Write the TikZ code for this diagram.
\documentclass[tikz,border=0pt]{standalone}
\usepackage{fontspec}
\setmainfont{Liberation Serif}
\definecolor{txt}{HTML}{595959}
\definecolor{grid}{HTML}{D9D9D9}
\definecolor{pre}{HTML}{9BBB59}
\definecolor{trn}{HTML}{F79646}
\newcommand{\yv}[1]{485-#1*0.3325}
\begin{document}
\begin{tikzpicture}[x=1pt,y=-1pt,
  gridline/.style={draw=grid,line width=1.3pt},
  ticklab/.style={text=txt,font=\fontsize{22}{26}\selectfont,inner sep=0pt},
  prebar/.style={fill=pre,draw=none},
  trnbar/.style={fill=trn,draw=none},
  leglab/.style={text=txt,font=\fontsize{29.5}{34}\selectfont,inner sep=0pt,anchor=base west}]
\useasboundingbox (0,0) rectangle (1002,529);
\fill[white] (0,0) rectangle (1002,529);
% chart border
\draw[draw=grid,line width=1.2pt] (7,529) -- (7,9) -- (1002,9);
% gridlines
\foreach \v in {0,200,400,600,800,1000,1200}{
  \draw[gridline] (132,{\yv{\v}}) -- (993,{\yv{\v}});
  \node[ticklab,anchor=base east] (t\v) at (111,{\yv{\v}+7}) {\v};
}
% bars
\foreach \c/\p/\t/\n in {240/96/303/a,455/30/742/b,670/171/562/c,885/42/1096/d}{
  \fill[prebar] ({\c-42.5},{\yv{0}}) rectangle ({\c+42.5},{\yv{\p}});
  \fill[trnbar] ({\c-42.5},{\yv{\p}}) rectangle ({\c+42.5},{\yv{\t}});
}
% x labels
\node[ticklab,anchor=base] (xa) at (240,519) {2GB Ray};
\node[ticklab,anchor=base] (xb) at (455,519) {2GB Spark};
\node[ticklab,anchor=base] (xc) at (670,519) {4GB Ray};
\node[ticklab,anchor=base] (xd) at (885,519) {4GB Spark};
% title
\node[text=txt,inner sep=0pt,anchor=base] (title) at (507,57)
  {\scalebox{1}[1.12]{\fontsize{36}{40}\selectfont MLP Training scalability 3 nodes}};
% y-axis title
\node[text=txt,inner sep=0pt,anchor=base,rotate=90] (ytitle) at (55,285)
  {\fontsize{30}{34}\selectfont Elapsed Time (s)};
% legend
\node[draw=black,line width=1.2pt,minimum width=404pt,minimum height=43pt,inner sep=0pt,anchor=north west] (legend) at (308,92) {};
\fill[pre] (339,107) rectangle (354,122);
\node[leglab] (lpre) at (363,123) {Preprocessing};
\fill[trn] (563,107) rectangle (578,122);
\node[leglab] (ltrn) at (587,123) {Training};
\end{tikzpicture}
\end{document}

|---|

(Task details):
Return all the data above once more, precisely as given.

(Answer to the task):
Write the TikZ code for this diagram.
\documentclass[tikz,border=0pt]{standalone}
\usepackage{fontspec}
\setmainfont{Liberation Serif}
\definecolor{txt}{HTML}{595959}
\definecolor{grid}{HTML}{D9D9D9}
\definecolor{pre}{HTML}{9BBB59}
\definecolor{trn}{HTML}{F79646}
\newcommand{\yv}[1]{485-#1*0.3325}
\begin{document}
\begin{tikzpicture}[x=1pt,y=-1pt,
  gridline/.style={draw=grid,line width=1.3pt},
  ticklab/.style={text=txt,font=\fontsize{22}{26}\selectfont,inner sep=0pt},
  prebar/.style={fill=pre,draw=none},
  trnbar/.style={fill=trn,draw=none},
  leglab/.style={text=txt,font=\fontsize{29.5}{34}\selectfont,inner sep=0pt,anchor=base west}]
\useasboundingbox (0,0) rectangle (1002,529);
\fill[white] (0,0) rectangle (1002,529);
% chart border
\draw[draw=grid,line width=1.2pt] (7,529) -- (7,9) -- (1002,9);
% gridlines
\foreach \v in {0,200,400,600,800,1000,1200}{
  \draw[gridline] (132,{\yv{\v}}) -- (993,{\yv{\v}});
  \node[ticklab,anchor=base east] (t\v) at (111,{\yv{\v}+7}) {\v};
}
% bars
\foreach \c/\p/\t/\n in {240/96/303/a,455/30/742/b,670/171/562/c,885/42/1096/d}{
  \fill[prebar] ({\c-42.5},{\yv{0}}) rectangle ({\c+42.5},{\yv{\p}});
  \fill[trnbar] ({\c-42.5},{\yv{\p}}) rectangle ({\c+42.5},{\yv{\t}});
}
% x labels
\node[ticklab,anchor=base] (xa) at (240,519) {2GB Ray};
\node[ticklab,anchor=base] (xb) at (455,519) {2GB Spark};
\node[ticklab,anchor=base] (xc) at (670,519) {4GB Ray};
\node[ticklab,anchor=base] (xd) at (885,519) {4GB Spark};
% title
\node[text=txt,inner sep=0pt,anchor=base] (title) at (507,57)
  {\scalebox{1}[1.12]{\fontsize{36}{40}\selectfont MLP Training scalability 3 nodes}};
% y-axis title
\node[text=txt,inner sep=0pt,anchor=base,rotate=90] (ytitle) at (55,285)
  {\fontsize{30}{34}\selectfont Elapsed Time (s)};
% legend
\node[draw=black,line width=1.2pt,minimum width=404pt,minimum height=43pt,inner sep=0pt,anchor=north west] (legend) at (308,92) {};
\fill[pre] (339,107) rectangle (354,122);
\node[leglab] (lpre) at (363,123) {Preprocessing};
\fill[trn] (563,107) rectangle (578,122);
\node[leglab] (ltrn) at (587,123) {Training};
\end{tikzpicture}
\end{document}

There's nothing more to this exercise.